その他の耐震工事が無理という住宅も制震工事ならば行えるかもしれません。

3-2.MAK-1の特徴とは?

MAK-1は他の制震ダンバーに比べて復元力が強いことが最大の特徴です。
大地震は1度おこれば終わり、というわけではありません。何度も繰り返し強い余震がきます。
MAK-1はそれらの地震の揺れを吸収し、建物を元に戻す力を備えているのです。
また、地震以外にも車や列車による振動も吸収できますので幹線道路や線路わきのお宅に取り付ければ以前よりぐっと揺れが気にならなくなるでしょう。

おわりに

いかがでしたでしょうか。今回は耐震補強の方法についていろいろとご紹介しました。
まとめると

  • 耐震補強の方法には、壁や接合部を強くしたり屋根を軽くする方法がある
  • 耐震補強工事のほうが費用は安いが、建物の古さによっては限度がある
  • 制震工事も選択肢のひとつに入れてみよう

ということです。
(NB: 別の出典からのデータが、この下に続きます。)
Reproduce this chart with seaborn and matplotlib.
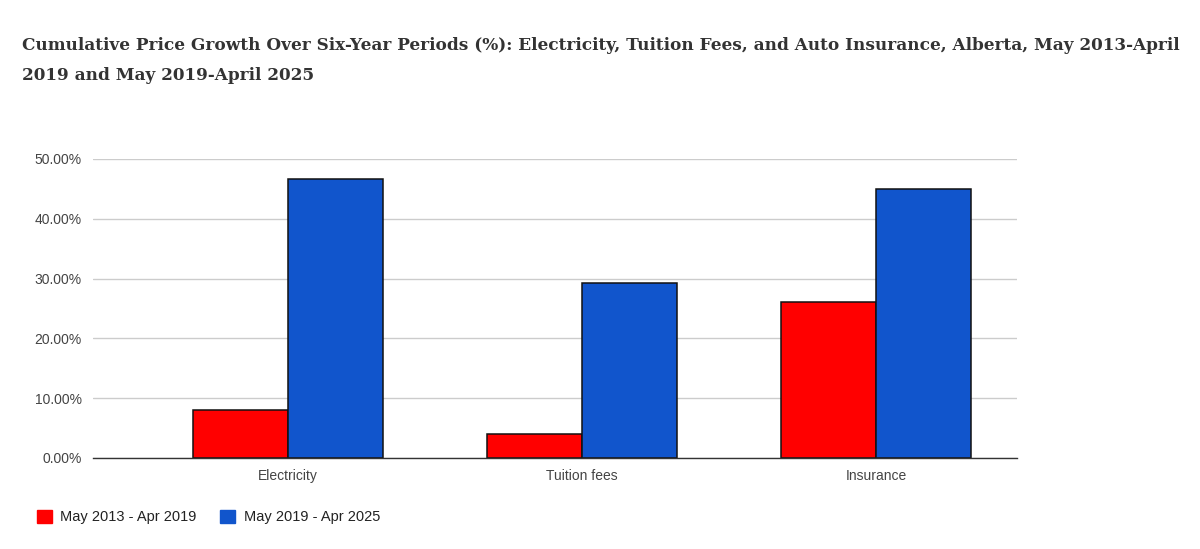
import pandas as pd
import seaborn as sns
import matplotlib.pyplot as plt
from matplotlib.patches import Patch

categories = ['Electricity', 'Tuition fees', 'Insurance']
periods = ['May 2013 - Apr 2019', 'May 2019 - Apr 2025']
growth_2013_2019 = [8.0, 4.0, 26.1]
growth_2019_2025 = [46.7, 29.3, 45.0]
colors = ['#FF0000', '#1155CC']

df = pd.DataFrame({
    'category': categories * 2,
    'period': [periods[0]] * 3 + [periods[1]] * 3,
    'growth': growth_2013_2019 + growth_2019_2025,
})

sns.set_style('white')
plt.rcParams['font.family'] = ['Liberation Sans', 'DejaVu Sans']

fig = plt.figure(figsize=(12, 5.49), dpi=100)
ax = fig.add_axes([0.0775, 0.1658, 0.77, 0.5446])

sns.barplot(data=df, x='category', y='growth', hue='period', palette=colors,
            saturation=1, width=0.646, gap=0, edgecolor='#111111', linewidth=1.1,
            legend=False, ax=ax)

ax.set_xlim(-0.663, 2.48)
ax.set_ylim(0, 50)
ax.set_yticks([0, 10, 20, 30, 40, 50])
ax.set_yticklabels(['{:.2f}%'.format(v) for v in [0, 10, 20, 30, 40, 50]])
ax.grid(axis='y', color='#cccccc', linewidth=1)
ax.set_axisbelow(True)
for s in ['top', 'right', 'left']:
    ax.spines[s].set_visible(False)
ax.spines['bottom'].set_color('#333333')
ax.spines['bottom'].set_linewidth(1)
ax.tick_params(axis='both', length=0, labelsize=10, labelcolor='#444444', pad=8)
ax.set_xlabel('')
ax.set_ylabel('')

title_style = dict(family='DejaVu Serif', weight='bold', fontsize=12.2,
                   color='#333333', va='center')
fig.text(0.0183, 0.918,
         'Cumulative Price Growth Over Six-Year Periods (%): Electricity, Tuition Fees, and Auto Insurance, Alberta, May 2013-April',
         **title_style)
fig.text(0.0183, 0.862, '2019 and May 2019-April 2025', **title_style)

handles = [Patch(facecolor=c, edgecolor=c) for c in colors]
fig.legend(handles, periods, loc='center left', bbox_to_anchor=(0.02, 0.058),
           frameon=False, fontsize=10.5, handlelength=1.0, handleheight=1.0,
           handletextpad=0.6, columnspacing=1.6, ncol=2, labelcolor='#222222')

fig.savefig('out.png', dpi=100, facecolor='white')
強い地震が立て続けに起こり、被害が報告されるたびに「我が家は大丈夫だろうか」と思う方も多いでしょう。
しかしただやみくもに耐震補強工事をしても、住宅は地震に強くなりません。
大切なのは住宅に合った耐震補強工事です。
また、いくら地震に強くなるからといっても多額なお金と時間をかけて大掛かりな耐震工事をすればよいというわけではありません。
制震ダンバーのように安価で簡単な工事で取り付けられるものでも、地震に強い家を作ることができるのです。
耐震工事を検討している方はぜひいろいろな方法があるということを学んでいただき、自宅に合った耐震工事をしてください。